## WRITTEN PROBLEM
Only the lines from the top of the listing below to the line that has "const noPad = s" should be echoed, with both ends kept and pictures left out.

>> Start

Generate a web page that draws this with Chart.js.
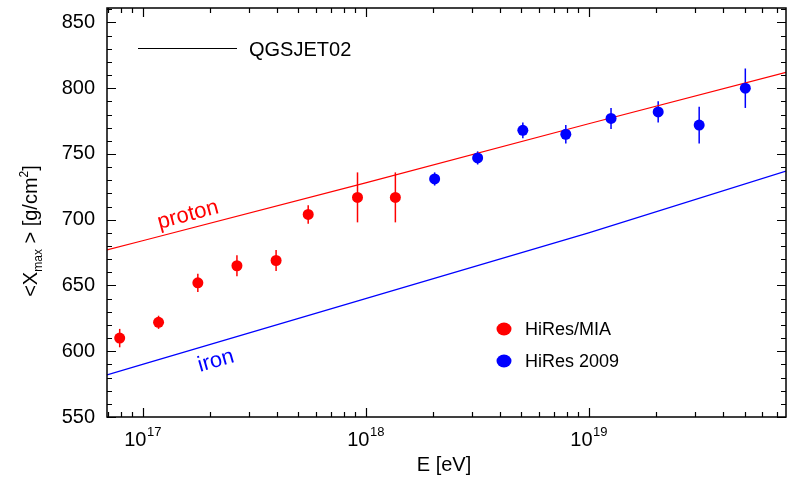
<!DOCTYPE html>
<html><head><meta charset="utf-8">
<script src="https://cdn.jsdelivr.net/npm/chart.js@4/dist/chart.umd.min.js"></script>
<style>html,body{margin:0;padding:0;background:#fff;overflow:hidden}#wrap{width:787px;height:480px;position:relative}</style>
</head><body>
<div id="wrap"><canvas id="c"></canvas></div>
<script>
// ---- data ----
const miaE   = [7.9e16, 1.18e17, 1.77e17, 2.65e17, 3.97e17, 5.53e17, 9.2e17, 1.36e18];
const miaX   = [610, 622, 652, 665, 669, 704, 717, 717];
const miaErr = [7, 5, 7, 8, 8, 7, 19, 19];
const hiresE   = [2.04e18, 3.18e18, 5.07e18, 7.9e18, 1.26e19, 2.05e19, 3.13e19, 5.04e19];
const hiresX   = [731, 747, 768, 765, 777, 782, 772, 800];
const hiresErr = [5, 5, 6, 7, 8, 8, 14, 15];
const modelE  = [6.93e16, 1e17, 1e18, 1e19, 7.67e19];
const protonX = [677, 684, 728, 773, 812];
const ironX   = [582, 590, 640, 690, 737];
const xDecades = [17, 18, 19];
const yMin = 550, yMax = 861, yStep = 50, yMinorStep = 10;
const xMin = 6.93e16, xMax = 7.67e19;

const FONT = '"Liberation Sans", Arial, Helvetica, sans-serif';
const RED = '#ff0000', BLUE = '#0000ff';

const pts = (xs, ys) => xs.map((x, i) => ({x, y: ys[i]}));
const noPad = s => { s.paddingTop = 0; s.paddingBottom = 0; s.paddingLeft = 0; s.paddingRight = 0; };

const deco = {
  id: 'deco',
  beforeDatasetsDraw(chart) {
    const {ctx, scales: {x, y}} = chart;
    ctx.save();
    ctx.lineWidth = 1.5;
    const bars = [[miaE, miaX, miaErr, RED], [hiresE, hiresX, hiresErr, BLUE]];
    for (const [es, vs, errs, col] of bars) {
      ctx.strokeStyle = col;
      es.forEach((e, i) => {
        const px = x.getPixelForValue(e);
        ctx.beginPath();
        ctx.moveTo(px, y.getPixelForValue(vs[i] - errs[i]));
        ctx.lineTo(px, y.getPixelForValue(vs[i] + errs[i]));
        ctx.stroke();
      });
    }
    ctx.restore();
  },
  afterDraw(chart) {
    const {ctx, chartArea: a, scales: {x, y}} = chart;
    ctx.save();
    // frame
    ctx.strokeStyle = '#000';
    ctx.lineWidth = 1.5;
    ctx.strokeRect(a.left, a.top, a.right - a.left, a.bottom - a.top);
    // y ticks (inward, both sides)
    ctx.lineWidth = 1.2;
    ctx.beginPath();
    for (let v = yMin; v <= yMax; v += yMinorStep) {
      const py = Math.round(y.getPixelForValue(v)) + 0.5;
      const len = (v % yStep === 0) ? 9 : 5;
      ctx.moveTo(a.left, py); ctx.lineTo(a.left + len, py);
      ctx.moveTo(a.right, py); ctx.lineTo(a.right - len, py);
    }
    // x ticks (inward, bottom and top)
    for (let d = 16; d <= 19; d++) {
      for (let k = 1; k <= 9; k++) {
        const e = k * Math.pow(10, d);
        if (e < xMin || e > xMax) continue;
        const px = Math.round(x.getPixelForValue(e)) + 0.5;
        const len = k === 1 ? 9 : 5;
        ctx.moveTo(px, a.bottom); ctx.lineTo(px, a.bottom - len);
        ctx.moveTo(px, a.top); ctx.lineTo(px, a.top + len);
      }
    }
    ctx.stroke();

    ctx.fillStyle = '#000';
    ctx.textBaseline = 'alphabetic';
    // x tick labels 10^n
    for (const d of xDecades) {
      const px = x.getPixelForValue(Math.pow(10, d));
      ctx.font = '20px ' + FONT;
      const w1 = ctx.measureText('10').width;
      ctx.font = '13px ' + FONT;
      const w2 = ctx.measureText(String(d)).width;
      const x0 = px - (w1 + w2) / 2;
      ctx.font = '20px ' + FONT;
      ctx.textAlign = 'left';
      ctx.fillText('10', x0, 446);
      ctx.font = '13px ' + FONT;
      ctx.fillText(String(d), x0 + w1 + 0.5, 436);
    }
    // x axis title
    ctx.font = '20px ' + FONT;
    ctx.textAlign = 'center';
    ctx.fillText('E [eV]', 444, 471);

    // y axis title with sub/superscript
    const parts = [
      ['<X', 20, 0], ['max', 12, 5], [' > [g/cm', 20, 0], ['2', 12, -9], [']', 20, 0]
    ];
    let total = 0;
    for (const [t, s] of parts) { ctx.font = s + 'px ' + FONT; total += ctx.measureText(t).width; }
    ctx.translate(37, 231);
    ctx.rotate(-Math.PI / 2);
    ctx.textAlign = 'left';
    let cx = -total / 2;
    for (const [t, s, off] of parts) {
      ctx.font = s + 'px ' + FONT;
      ctx.fillText(t, cx, off);
      cx += ctx.measureText(t).width;
    }
    ctx.setTransform(1, 0, 0, 1, 0, 0);

    // legend: model line
    ctx.strokeStyle = '#000';
    ctx.lineWidth = 1;
    ctx.beginPath(); ctx.moveTo(138, 48.5); ctx.lineTo(237, 48.5); ctx.stroke();
    ctx.font = '20px ' + FONT;
    ctx.textAlign = 'left';
    ctx.fillText('QGSJET02', 249, 56);

    // legend: data markers
    const leg = [[RED, 329, 'HiRes/MIA', 335], [BLUE, 361, 'HiRes 2009', 367]];
    ctx.font = '18px ' + FONT;
    for (const [col, my, txt, by] of leg) {
      ctx.fillStyle = col;
      ctx.beginPath(); ctx.ellipse(504, my, 7.5, 6.5, 0, 0, Math.PI * 2); ctx.fill();
      ctx.fillStyle = '#000';
      ctx.fillText(txt, 525, by);
    }

    // curve labels
    const lab = (txt, col, px, py, ang) => {
      ctx.save();
      ctx.translate(px, py); ctx.rotate(ang * Math.PI / 180);
      ctx.fillStyle = col; ctx.font = '22px ' + FONT;
      ctx.textAlign = 'center'; ctx.textBaseline = 'middle';
      ctx.fillText(txt, 0, 0);
      ctx.restore();
    };
    lab('proton', RED, 188, 215, -15);
    lab('iron', BLUE, 216, 361, -16);
    ctx.restore();
  }
};

new Chart(document.getElementById('c'), {
  type: 'scatter',
  data: {
    datasets: [
      {label: 'HiRes/MIA', data: pts(miaE, miaX), backgroundColor: RED, borderColor: RED, pointRadius: 5.5, pointBorderWidth: 0},
      {label: 'HiRes 2009', data: pts(hiresE, hiresX), backgroundColor: BLUE, borderColor: BLUE, pointRadius: 5.5, pointBorderWidth: 0},
      {label: 'proton', data: pts(modelE, protonX), showLine: true, borderColor: RED, borderWidth: 1.2, pointRadius: 0, fill: false},
      {label: 'iron', data: pts(modelE, ironX), showLine: true, borderColor: BLUE, borderWidth: 1.2, pointRadius: 0, fill: false}
    ]
  },
  options: {
    responsive: true,
    maintainAspectRatio: false,
    animation: false,
    devicePixelRatio: 1,
    layout: {autoPadding: false, padding: {top: 8, right: 1, left: 0, bottom: 0}},
    plugins: {legend: {display: false}, tooltip: {enabled: false}},
    scales: {
      x: {
        type: 'logarithmic', min: xMin, max: xMax,
        ticks: {display: false},
        grid: {display: false, drawTicks: false},
        border: {display: false},
        afterFit(s) { s.height = 63; noPad(s); }
      },
      y: {
        min: yMin, max: yMax,
        ticks: {stepSize: yStep, includeBounds: false, padding: 12, color: '#000', font: {family: FONT, size: 20}},
        grid: {display: false, drawTicks: false},
        border: {display: false},
        afterFit(s) { s.width = 107; noPad(s); }
      }
    }
  },
  plugins: [deco]
});
</script>
</body></html>
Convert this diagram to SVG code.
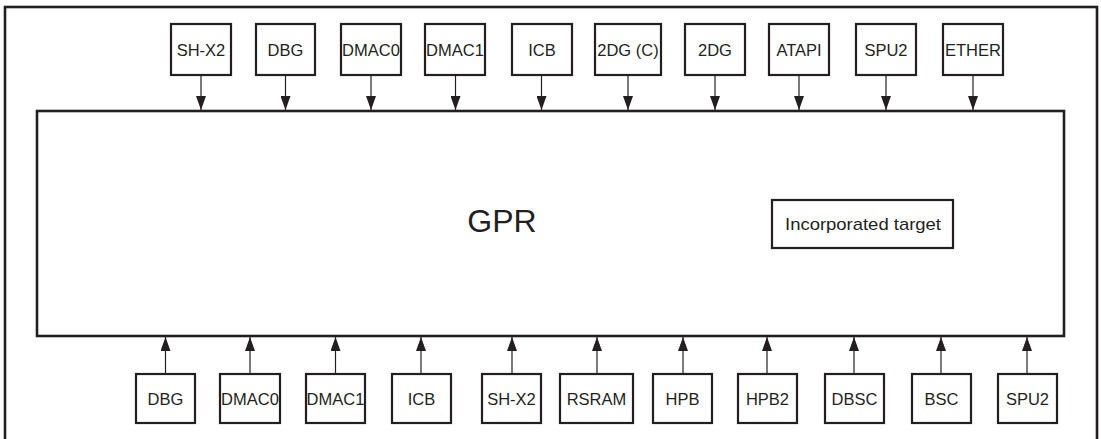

>> End

## FINISHED EXERCISE
Generate a web page that draws this with Chart.js.
<!DOCTYPE html>
<html><head><meta charset="utf-8">
<script src="https://cdn.jsdelivr.net/npm/chart.js@4/dist/chart.umd.min.js"></script>
<style>html,body{margin:0;padding:0;background:#fff;overflow:hidden}#wrap{width:787px;height:480px;position:relative}</style>
</head><body>
<div id="wrap"><canvas id="c"></canvas></div>
<script>
// ---- data ----
const miaE   = [7.9e16, 1.18e17, 1.77e17, 2.65e17, 3.97e17, 5.53e17, 9.2e17, 1.36e18];
const miaX   = [610, 622, 652, 665, 669, 704, 717, 717];
const miaErr = [7, 5, 7, 8, 8, 7, 19, 19];
const hiresE   = [2.04e18, 3.18e18, 5.07e18, 7.9e18, 1.26e19, 2.05e19, 3.13e19, 5.04e19];
const hiresX   = [731, 747, 768, 765, 777, 782, 772, 800];
const hiresErr = [5, 5, 6, 7, 8, 8, 14, 15];
const modelE  = [6.93e16, 1e17, 1e18, 1e19, 7.67e19];
const protonX = [677, 684, 728, 773, 812];
const ironX   = [582, 590, 640, 690, 737];
const xDecades = [17, 18, 19];
const yMin = 550, yMax = 861, yStep = 50, yMinorStep = 10;
const xMin = 6.93e16, xMax = 7.67e19;

const FONT = '"Liberation Sans", Arial, Helvetica, sans-serif';
const RED = '#ff0000', BLUE = '#0000ff';

const pts = (xs, ys) => xs.map((x, i) => ({x, y: ys[i]}));
const noPad = s => { s.paddingTop = 0; s.paddingBottom = 0; s.paddingLeft = 0; s.paddingRight = 0; };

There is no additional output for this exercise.